OK. From discussion above, can we reach a conclusion: from the
application perspective, it is very hard, if not impossible, to take a
transactional consistent snapshot without the help from applications?

Chris, you mentioned that "Many different applications support some
form of pausing in order to facilitate live backups. " Can you provide
some examples? I mean popular apps.

Finally, if we back up a little bit, say, we don't care the
transaction level consistency ( a transaction that open/close many
times), but we want a open/close consistency in snapshots. That is, a
file in a snapshot must be in a single version, but it can be in a
middle state of a transaction. Can we do that? Pausing apps itself
does not solve this problem, because a file could be already opened
and in the middle of write.

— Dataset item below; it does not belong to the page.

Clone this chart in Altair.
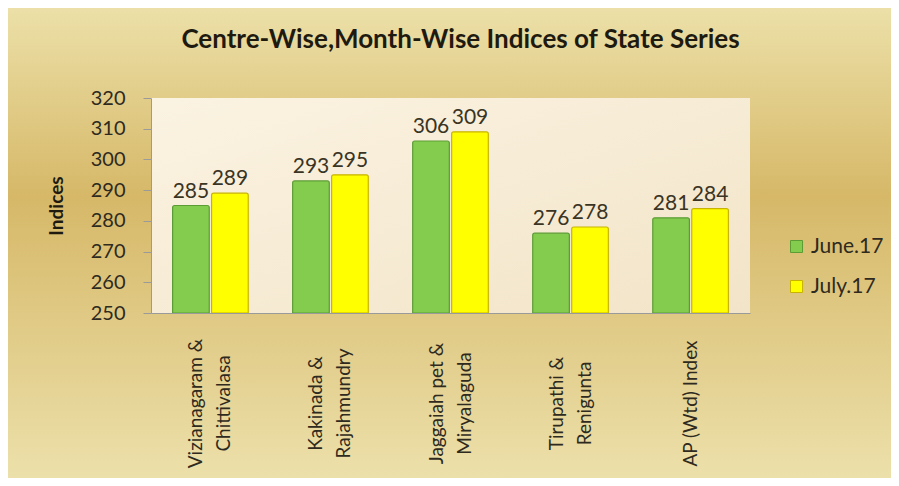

As I mentioned earlier, some systems can
backup old data every time new data is written, but I suspect that
this will impact the system performance quite a bit. Any idea about
that?

Thanks.



On 7/3/07, Chris Mason <[EMAIL PROTECTED]> wrote:
On Tue, 3 Jul 2007 12:31:49 -0400
"Xin Zhao" <[EMAIL PROTECTED]> wrote:

> That's a good point!
>
> But this sounds hopeless to take a real consistent snapshot from app
> perspective unless you shutdown the computer. Right?

Many different applications support some form of pausing in order
to facilitate live backups.  You just have to keep it all in mind when
designing the total backup solution.